Melansir CNBC, Kamis (22/6/2023), David Zinsner selaku kepala bagian keuangan Intel mengabarkan bahwa perusahaan multinasional asal Amerika itu akan mengubah struktur pelaporan keuangannya.
Intel Foundry Service (IFS), bisnis pengecoran milik Intel akan memiliki laporan untung-ruginya sendiri. Hal ini menunjukkan margin manufaktur Intel.
Struktur pelaporan keuangan yang baru itu dapat membantu mengontrol biaya manufaktur chip tiga tahun ke depan dengan peluang pemangkasan biaya hingga US$10 miliar.
Intel berencana untuk menggunakan chip produksinya sendiri sebelum membuka pintu bagi perusahaan pihak ketiga.
Jika akhirnya mampu menyaingi TSMC, Intel akan bersaing dalam perebutan kontrak pembangunan chip berperforma tinggi dari perusahaan-perusahaan langganan TSMC dan Samsung yang belum menjalani manufakturnya sendiri dan menjadi seperti Apple, Nvdia, dan Qualcomm.

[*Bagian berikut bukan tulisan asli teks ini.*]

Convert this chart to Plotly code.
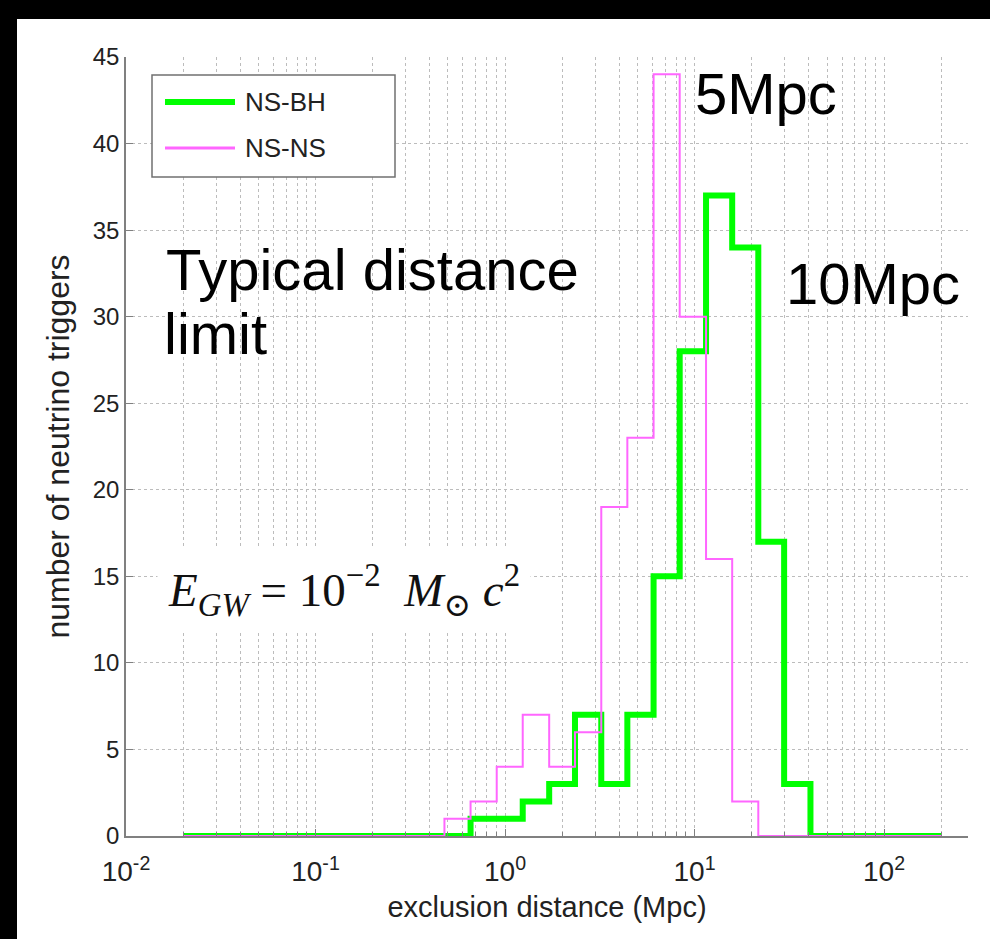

Update mengenai rencana manufaktur ini disampaikan pada Rabu (21/6/2023) kemarin. Lebih lanjut, update mengenai bisnis pengecoran dan klien pihak ketiga rencananya akan disampaikan Intel pada tahun ini juga.
Diberitakan sebelumnya, Intel akan menggelontorkan investasi US$33 miliar atau setara dengan Rp495 triliun untuk pengembangan dua pabrik chip semikonduktor di Jerman.
Melansir Reuters, Selasa (20/6/2023), Pemerintah Jerman telah menyetujui subsidi untuk proyek pembangunan pabrik chip tersebut.
Selain itu, Intel juga akan membangun pabrik manufaktur baru di Israel. Upaya ini merupakan dorongan dari perusahaan chip semikonduktor lainnya yang mendiversifikasi sumber produksi mereka.
Ekspansi yang dilakukan oleh Intel adalah upaya CEO Pat Gelsinger untuk membangun lebih banyak fasilitas manufaktur di luar Asia dan berusaha mengembalikan kepemimpinan perusahaannya di bidang teknologi chip, setelah Nvidia Corp dan Taiwan Semiconductor Manufacturing Co. melampaui kemampuannya.
Menurut Perdana Menteri Israel, Benjamin Netanyahu, nilai kesepakatan ini sebesar US$25 miliar atau sebesar Rp374,9 triliun yang dianggap sebagai investasi asing terbesar di Israel dan ekspresi kepercayaan terhadap ekonomi negara tersebut.